В комнате северный бледно-серый полусумрак. Волк, белки и зверушки мертвыми стеклянными глазами уныло посматривают за открытое окно, где жизнь, где нету мертвым места. Эх, если б живая кровь, а не кудель в их иссохших шкурах!
— И я не более, как человечье чучело, набитое чем-то дряблым, — жаловался он волку, белкам и зверушкам; в груди его пустота, в мышцах болезненная вялость.
Он вскочил и, пошатываясь, кособоко пробежался По комнате, поднял с полу трубку, раскурил, опять стал бегать взад-вперед. Волк улыбался на него оскаленной своей розовой пастью; волк наблюдал, что с человеком будет дальше.
Человек сел за стол, раскрыл дневник в деревянном самодельном переплете, написал три строчки, бросил. Достал последнее письмо приятеля, прочел полстраницы — бросил.

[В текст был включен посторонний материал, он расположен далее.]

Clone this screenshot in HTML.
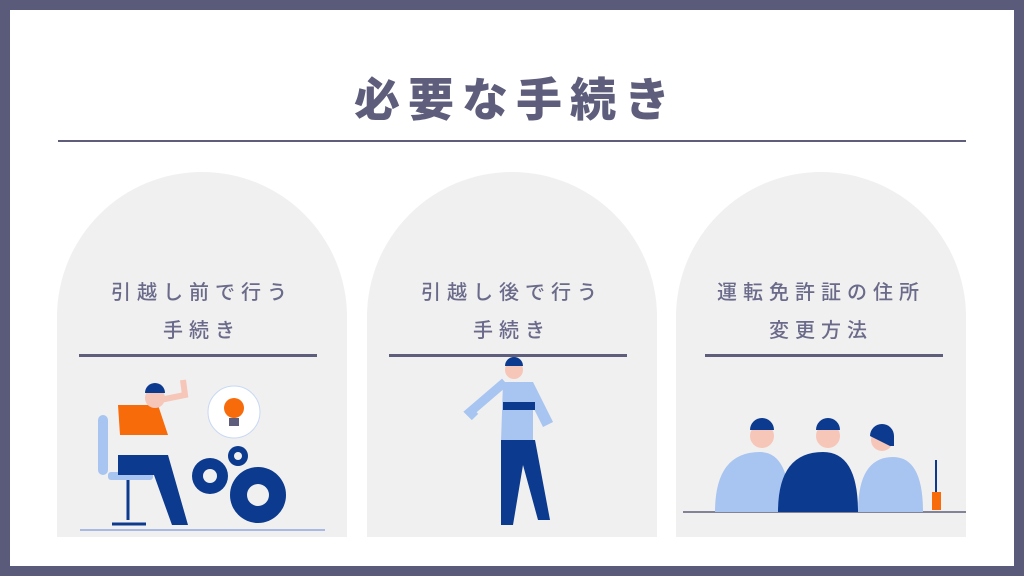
<!DOCTYPE html>
<html><head><meta charset="utf-8"><style>
body{margin:0;width:1024px;height:576px;overflow:hidden;background:#5a5b7a;font-family:"Liberation Sans","Noto Sans CJK JP",sans-serif}
.in{position:absolute;left:10px;top:10px;width:1004px;height:556px;background:#fff}
.t{position:absolute;left:4px;width:1024px;top:70px;text-align:center;font-size:46px;font-weight:900;color:#5e5e7c;letter-spacing:8px;line-height:60px}
.hl{position:absolute;left:58px;top:140px;width:908px;height:2px;background:#5e5e7c}
.c{position:absolute;top:172px;width:290px;height:365px;background:#f0f0f0;border-radius:145px 145px 0 0}
.c .l{position:absolute;left:0;width:100%;text-align:center;font-size:20px;color:#6a6a8a;letter-spacing:6px;line-height:38px;top:102px;font-weight:500}
.c .s{position:absolute;left:22px;width:238px;height:3px;top:182px;background:#5e5e7c}
svg{position:absolute;left:0;top:0}
</style></head><body>
<div class="in"></div>
<div class="t">必要な手続き</div>
<div class="hl"></div>
<div class="c" style="left:57px"><div class="l">引越し前で行う<br>手続き</div><div class="s"></div></div>
<div class="c" style="left:367px"><div class="l">引越し後で行う<br>手続き</div><div class="s"></div></div>
<div class="c" style="left:676px"><div class="l">運転免許証の住所<br>変更方法</div><div class="s" style="left:29px"></div></div>
<svg width="1024" height="576">
<line x1="80" y1="530" x2="325" y2="530" stroke="#8fa8e0" stroke-width="1.5"/>
<rect x="98" y="415" width="10" height="60" rx="5" fill="#a8c4f0"/>
<rect x="108" y="472" width="45" height="8" rx="3" fill="#a8c4f0"/>
<line x1="128" y1="480" x2="128" y2="520" stroke="#0b3a8e" stroke-width="3"/>
<line x1="112" y1="524" x2="146" y2="524" stroke="#0b3a8e" stroke-width="3"/>
<path d="M118 405 h40 l10 30 h-48 z" fill="#f76b0a"/>
<path d="M118 455 h50 l20 70 h-16 l-18-50 h-36 z" fill="#0b3a8e"/>
<circle cx="155" cy="398" r="10" fill="#f6c6b8"/><path d="M145 393 a10 10 0 0 1 20 0 z" fill="#0b3a8e"/>
<path d="M160 400 l25-5 l-2-15" stroke="#f6c6b8" stroke-width="6" fill="none"/>
<circle cx="234" cy="412" r="26" fill="#fff" stroke="#c8d8f4"/>
<circle cx="234" cy="408" r="10" fill="#f76b0a"/><rect x="229" y="418" width="10" height="8" fill="#5e5e7c"/>
<g fill="#0b3a8e"><circle cx="210" cy="476" r="18"/><circle cx="258" cy="495" r="28"/><circle cx="238" cy="456" r="10"/></g>
<g fill="#f0f0f0"><circle cx="210" cy="476" r="7"/><circle cx="258" cy="495" r="11"/><circle cx="238" cy="456" r="4"/></g>
<circle cx="514" cy="370" r="9" fill="#f6c6b8"/><path d="M505 366 a9 9 0 0 1 18 0 z" fill="#0b3a8e"/>
<path d="M503 382 h30 l20 40 l-10 5 l-10-20 v35 h-32 z" fill="#a8c4f0"/>
<rect x="503" y="402" width="32" height="8" fill="#0b3a8e"/>
<path d="M505 382 l-35 30 l5 5" stroke="#a8c4f0" stroke-width="9" fill="none"/>
<path d="M501 440 h34 l15 80 h-12 l-15-55 l-10 60 h-12 z" fill="#0b3a8e"/>
<line x1="683" y1="512" x2="966" y2="512" stroke="#5e5e7c" stroke-width="1.5"/>
<path d="M715 512 q0-60 45-60 q30 0 30 60 z" fill="#a8c4f0"/>
<circle cx="762" cy="436" r="12" fill="#f6c6b8"/><path d="M750 430 a12 12 0 0 1 24 0 z" fill="#0b3a8e"/>
<path d="M778 512 q0-60 45-60 q35 0 35 60 z" fill="#0b3a8e"/>
<circle cx="828" cy="436" r="12" fill="#f6c6b8"/><path d="M816 430 a12 12 0 0 1 24 0 z" fill="#0b3a8e"/>
<path d="M858 512 q0-55 35-55 q30 0 30 55 z" fill="#a8c4f0"/>
<circle cx="882" cy="440" r="11" fill="#f6c6b8"/><path d="M870 436 a12 12 0 0 1 24 0 v10 h-4 z" fill="#0b3a8e"/>
<rect x="932" y="492" width="9" height="18" fill="#f76b0a"/>
<line x1="936" y1="492" x2="936" y2="460" stroke="#0b3a8e" stroke-width="2"/>
</svg>
</body></html>
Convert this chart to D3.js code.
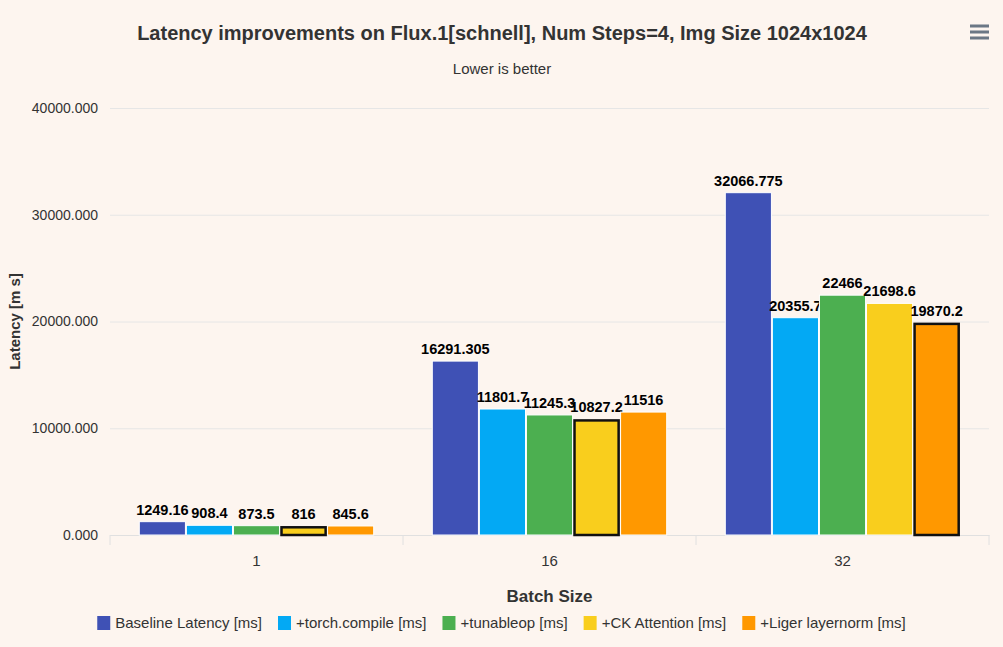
<!DOCTYPE html>
<html>
<head>
<meta charset="utf-8">
<script src="https://cdn.jsdelivr.net/npm/d3@7"></script>
<style>
  html, body { margin: 0; padding: 0; background: #fdf5ef; }
  svg { display: block; font-family: "Liberation Sans", Arial, sans-serif; }
</style>
</head>
<body>
<svg id="board" width="1003" height="647"></svg>
<script>
// batch sizes on the x axis
let batchSizes = ['1', '16', '32']

// one value per batch size for each series
let seriesNames = ['Baseline Latency [ms]', '+torch.compile [ms]', '+tunableop [ms]', '+CK Attention [ms]', '+Liger layernorm [ms]']
let baselineLatency = [1249.16, 16291.305, 32066.775]
let torchCompile = [908.4, 11801.7, 20355.7]
let tunableop = [873.5, 11245.3, 22466]
let ckAttention = [816, 10827.2, 21698.6]
let ligerLayernorm = [845.6, 11516, 19870.2]
let seriesColors = ['#3f51b5', '#03a9f4', '#4caf50', '#f9ce1d', '#ff9800']

let yTicks = [0, 10000, 20000, 30000, 40000]

let seriesValues = [baselineLatency, torchCompile, tunableop, ckAttention, ligerLayernorm]

let board = d3.select('#board')

let plotLeft = 110, plotRight = 989, plotTop = 108, plotBottom = 535

let xScale = d3.scaleBand().domain(batchSizes).range([plotLeft, plotRight])
let bw = xScale.bandwidth()
let x1Scale = d3.scaleBand().domain(seriesNames).range([bw * 0.1, bw * 0.9]).paddingInner(0.02)
let yScale = d3.scaleLinear().domain([0, 40000]).range([plotBottom, plotTop])

// title + subtitle
board.append('text')
    .attr('x', 502).attr('y', 40)
    .attr('text-anchor', 'middle')
    .attr('font-size', 20).attr('font-weight', 'bold').attr('fill', '#333333')
    .text('Latency improvements on Flux.1[schnell], Num Steps=4, Img Size 1024x1024')
board.append('text')
    .attr('x', 502).attr('y', 74)
    .attr('text-anchor', 'middle')
    .attr('font-size', 15).attr('fill', '#333333')
    .text('Lower is better')

// menu icon
board.selectAll('.menu')
    .data([26, 32, 38])
    .enter()
    .append('rect')
    .attr('x', 970).attr('y', (d) => d - 1.5)
    .attr('width', 19).attr('height', 3)
    .attr('fill', '#6b7785')

// grid lines + y labels
let yAxis = d3.axisLeft(yScale)
    .tickValues(yTicks)
    .tickSize(-(plotRight - plotLeft))
    .tickPadding(12)
    .tickFormat(d3.format('.3f'))
let yG = board.append('g')
    .attr('transform', 'translate(' + plotLeft + ',0)')
    .call(yAxis)
yG.select('.domain').remove()
yG.selectAll('line').attr('stroke', '#e6e6e6')
yG.selectAll('text').attr('font-size', 14).attr('fill', '#333333').attr('font-family', null)

board.append('text')
    .attr('transform', 'translate(20,' + ((plotTop + plotBottom) / 2) + ') rotate(-90)')
    .attr('text-anchor', 'middle')
    .attr('font-size', 15).attr('font-weight', 'bold').attr('fill', '#333333')
    .text('Latency [m s]')

// x axis
let xAxis = d3.axisBottom(xScale).tickSize(0).tickPadding(20)
let xG = board.append('g')
    .attr('transform', 'translate(0,' + plotBottom + ')')
    .call(xAxis)
xG.select('.domain').attr('stroke', '#e0e0e0')
xG.selectAll('text').attr('font-size', 15).attr('fill', '#333333').attr('font-family', null)
let edges = batchSizes.map((b) => xScale(b)).concat([plotRight])
xG.selectAll('.edge')
    .data(edges)
    .enter()
    .append('line')
    .attr('x1', (d) => d).attr('x2', (d) => d)
    .attr('y1', 0).attr('y2', 10)
    .attr('stroke', '#e0e0e0')

board.append('text')
    .attr('x', (plotLeft + plotRight) / 2).attr('y', 602)
    .attr('text-anchor', 'middle')
    .attr('font-size', 17).attr('font-weight', 'bold').attr('fill', '#333333')
    .text('Batch Size')

// bars
let rows = []
batchSizes.forEach((b, i) => {
    let vals = seriesValues.map((s) => s[i])
    let best = d3.min(vals)
    seriesNames.forEach((name, j) => {
        rows.push({ batch: b, name: name, value: vals[j], color: seriesColors[j], best: vals[j] === best })
    })
})

let block = board.selectAll('.bar')
    .data(rows)
    .enter()
    .append('g')
    .attr('transform', (d) => 'translate(' + (xScale(d.batch) + x1Scale(d.name)) + ',0)')

block.append('rect')
    .attr('x', (d) => d.best ? 1 : 0)
    .attr('y', (d) => yScale(d.value) + (d.best ? 1 : 0))
    .attr('width', (d) => x1Scale.bandwidth() - (d.best ? 2 : 0))
    .attr('height', (d) => plotBottom - yScale(d.value) - (d.best ? 1 : 0))
    .attr('fill', (d) => d.color)
    .attr('stroke', (d) => d.best ? '#111111' : '#ffffff')
    .attr('stroke-width', (d) => d.best ? 2.5 : 1)

block.append('text')
    .attr('x', x1Scale.bandwidth() / 2)
    .attr('y', (d) => yScale(d.value) - 7)
    .attr('text-anchor', 'middle')
    .attr('font-size', 14.5).attr('font-weight', 'bold').attr('fill', '#000000')
    .text((d) => String(d.value))

// legend
let legend = board.append('g')
let lx = 0
seriesNames.forEach((name, j) => {
    let item = legend.append('g').attr('transform', 'translate(' + lx + ',0)')
    item.append('rect')
        .attr('x', 0).attr('y', -12)
        .attr('width', 13).attr('height', 14)
        .attr('fill', seriesColors[j])
    let t = item.append('text')
        .attr('x', 18).attr('y', 0)
        .attr('font-size', 15).attr('fill', '#333333')
        .text(name)
    lx += 18 + t.node().getComputedTextLength() + 16
})
lx -= 16
legend.attr('transform', 'translate(' + ((1003 - lx) / 2) + ',628)')
</script>
</body>
</html>
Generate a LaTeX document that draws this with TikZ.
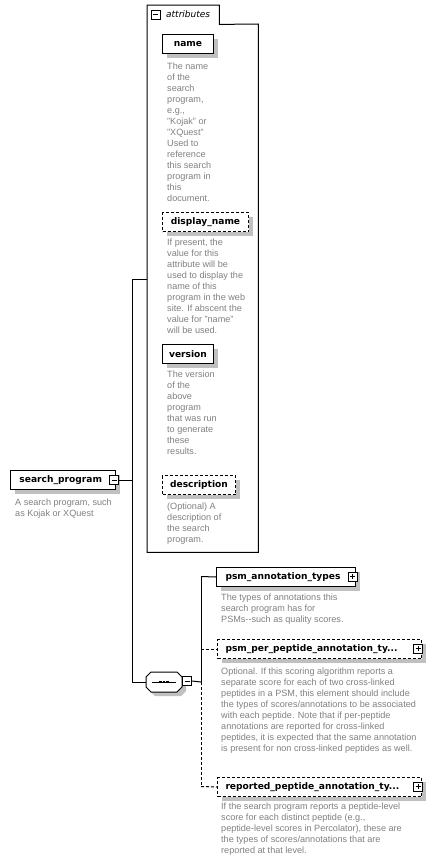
\documentclass[tikz,border=0pt]{standalone}
\usepackage{fontspec}
\setmainfont{Liberation Sans}
\newfontfamily\labelfont{DejaVu Sans}
\usetikzlibrary{shadows}
\definecolor{shadowgray}{RGB}{192,192,192}
\definecolor{notegray}{RGB}{128,128,128}
% octagonal outline of a sequence compositor centred at (#1,#2)
\newcommand\octagonat[2]{(#1-18,#2-5) -- (#1-13,#2-10) -- (#1+13,#2-10) -- (#1+18,#2-5)
  -- (#1+18,#2+5) -- (#1+13,#2+10) -- (#1-13,#2+10) -- (#1-18,#2+5) -- cycle}
\begin{document}
\begin{tikzpicture}[x=1pt,y=-1pt,
  elembox/.style={draw, line width=1pt, fill=white, inner sep=0pt, anchor=north west,
    minimum height=19pt,
    font=\labelfont\bfseries\fontsize{9.1}{10}\selectfont,
    drop shadow={shadow xshift=4pt, shadow yshift=-4pt, fill=shadowgray, opacity=1}},
  optbox/.style={elembox, dash pattern=on 3pt off 2pt},
  note/.style={anchor=north west, inner sep=0pt, align=left, text=notegray,
    font=\fontsize{9.1}{11}\selectfont},
  signbox/.style={draw, fill=white, line width=0.8pt, minimum size=9pt, inner sep=0pt},
  minusbox/.style={signbox, path picture={
    \draw[line width=0.8pt] ([xshift=2pt]path picture bounding box.west) -- ([xshift=-2pt]path picture bounding box.east);}},
  plusbox/.style={signbox, path picture={
    \draw[line width=0.8pt] ([xshift=2pt]path picture bounding box.west) -- ([xshift=-2pt]path picture bounding box.east);
    \draw[line width=0.8pt] ([yshift=-2pt]path picture bounding box.north) -- ([yshift=2pt]path picture bounding box.south);}},
  link/.style={line width=1pt},
  optlink/.style={line width=1pt, dash pattern=on 3pt off 2pt}
]
\useasboundingbox (0,0) rectangle (432,863);

% attributes group frame with its tab
\node[draw=none, inner sep=0pt, minimum width=72pt, minimum height=19pt, anchor=north west] (attrtab) at (147,5) {};
\node[draw=none, inner sep=0pt, minimum width=111pt, minimum height=528pt, anchor=north west] (attrbox) at (147,24) {};
\draw[link] (attrtab.south west) -- (attrtab.north west) -- (attrtab.north east) -- (attrtab.south east)
  -- (attrbox.north east) -- (attrbox.south east) -- (attrbox.south west) -- cycle;
\node[minusbox] (attrminus) at (155.5,14.5) {};
\node[anchor=west, inner sep=0pt, font=\labelfont\itshape\fontsize{9}{10}\selectfont] (attrlabel) at (166,14.5) {attributes};

% attributes
\node[elembox, minimum width=51pt] (name) at (162,34) {name};
\node[note] (namenote) at (167,62.5) {The name\\of the\\search\\program,\\e.g.,\\"Kojak" or\\"XQuest"\\Used to\\reference\\this search\\program in\\this\\document.};

\node[optbox, minimum width=86pt] (dispname) at (162,212) {display\_name};
\node[note] (dispnote) at (167,238.5) {If present, the\\value for this\\attribute will be\\used to display the\\name of this\\program in the web\\site. If abscent the\\value for "name"\\will be used.};

\node[elembox, minimum width=51pt] (version) at (162,344) {version};
\node[note] (versionnote) at (167,371) {The version\\of the\\above\\program\\that was run\\to generate\\these\\results.};

\node[optbox, minimum width=73pt] (descr) at (162,475) {description};
\node[note] (descrnote) at (167,503) {(Optional) A\\description of\\the search\\program.};

% root element
\node[elembox, minimum width=105pt, text width=87pt, inner xsep=9pt, align=left] (root) at (10,470) {search\_program};
\node[minusbox] (rootminus) at (114,480) {};
\node[note] (rootnote) at (15,499) {A search program, such\\as Kojak or XQuest};

% sequence compositor
\node[draw=none, inner sep=0pt, minimum width=36pt, minimum height=20pt] (seq) at (164,682) {};
\fill[shadowgray] \octagonat{168}{686};
\draw[line width=1pt, fill=white] \octagonat{164}{682};
\draw[line width=1pt] ([xshift=-12pt]seq.center) -- ([xshift=12pt]seq.center);
\foreach \dx in {-3.5,0,3.5}
  \fill ([xshift=\dx pt]seq.center) +(-1.4,-1.4) rectangle +(1.4,1.4);
\node[minusbox] (seqminus) at (187,681) {};

% child elements
\node[elembox, minimum width=139pt, text width=121pt, inner xsep=9pt, align=left] (pat) at (216,567) {psm\_annotation\_types};
\node[plusbox] (patplus) at (352.5,576.5) {};
\node[note] (patnote) at (221,594) {The types of annotations this\\search program has for\\PSMs-{}-such as quality scores.};

\node[optbox, minimum width=204pt, text width=188pt, inner xsep=8pt, align=left] (ppat) at (217,639) {psm\_per\_peptide\_annotation\_ty...};
\node[plusbox] (ppatplus) at (418,648.5) {};
\node[note] (ppatnote) at (221,668) {Optional. If this scoring algorithm reports a\\separate score for each of two cross-linked\\peptides in a PSM, this element should include\\the types of scores/annotations to be associated\\with each peptide. Note that if per-peptide\\annotations are reported for cross-linked\\peptides, it is expected that the same annotation\\is present for non cross-linked peptides as well.};

\node[optbox, minimum width=204pt, text width=188pt, inner xsep=8pt, align=left] (rpat) at (217,777) {reported\_peptide\_annotation\_ty...};
\node[plusbox] (rpatplus) at (418,786.5) {};
\node[note] (rpatnote) at (221,803) {If the search program reports a peptide-level\\score for each distinct peptide (e.g.,\\peptide-level scores in Percolator), these are\\the types of scores/annotations that are\\reported at that level.};

% connectors
\coordinate (trunktop) at (132,279);
\coordinate (trunkbot) at (132,682);
\coordinate (branchjoin) at (201,682);
\coordinate (branchtop) at (201,576.5);
\coordinate (branchbot) at (201,786.5);

\draw[link] (rootminus.east) -- (rootminus.east -| trunktop);
\draw[link] (trunktop) -- (trunkbot);
\draw[link] (trunktop) -- (trunktop -| attrbox.west);
\draw[link] (trunkbot) -- (seq.west);
\draw[link] (seqminus.east) -- (branchjoin);
\draw[link] (branchtop) -- (branchjoin);
\draw[optlink] (branchjoin) -- (branchbot);
\draw[link] (branchtop) -- (pat.west);
\draw[optlink] (branchtop |- ppat.west) -- (ppat.west);
\draw[optlink] (branchbot) -- (rpat.west);
\end{tikzpicture}
\end{document}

— Вот что надо, — он обмакнул перо в чернильницу, его рука стала лениво выводить:
«Дорогая моя Анфиса, бесценная. Слушай, слушай, что я тебе скажу…»
Но чернилами сказать было невозможно, чувство оглушило разум, и — нет на свете обжигающих душу слов.
Он крепко зачеркнул написанное и вместе с этими строками готов был зачеркнуть свою всю жизнь. Да, он теперь мучительно решил: нет жизни без Анфисы. Он бережно достал из-под подушки голубую кофточку ее (вымолил на память), уткнулся в легкую ткань лохматой бородой и вдыхал, смакуя, воображаемый Анфисин запах, как вдыхает умирающий из баллона кислород.
— Нет, я спрашиваю вас, почему преступно? — повернул он к белке поглупевшее свое лицо.
Белка скрытно промолчала; в ее бисерных глазах заблистали точки: вставало солнце, комнату заливал рассвет.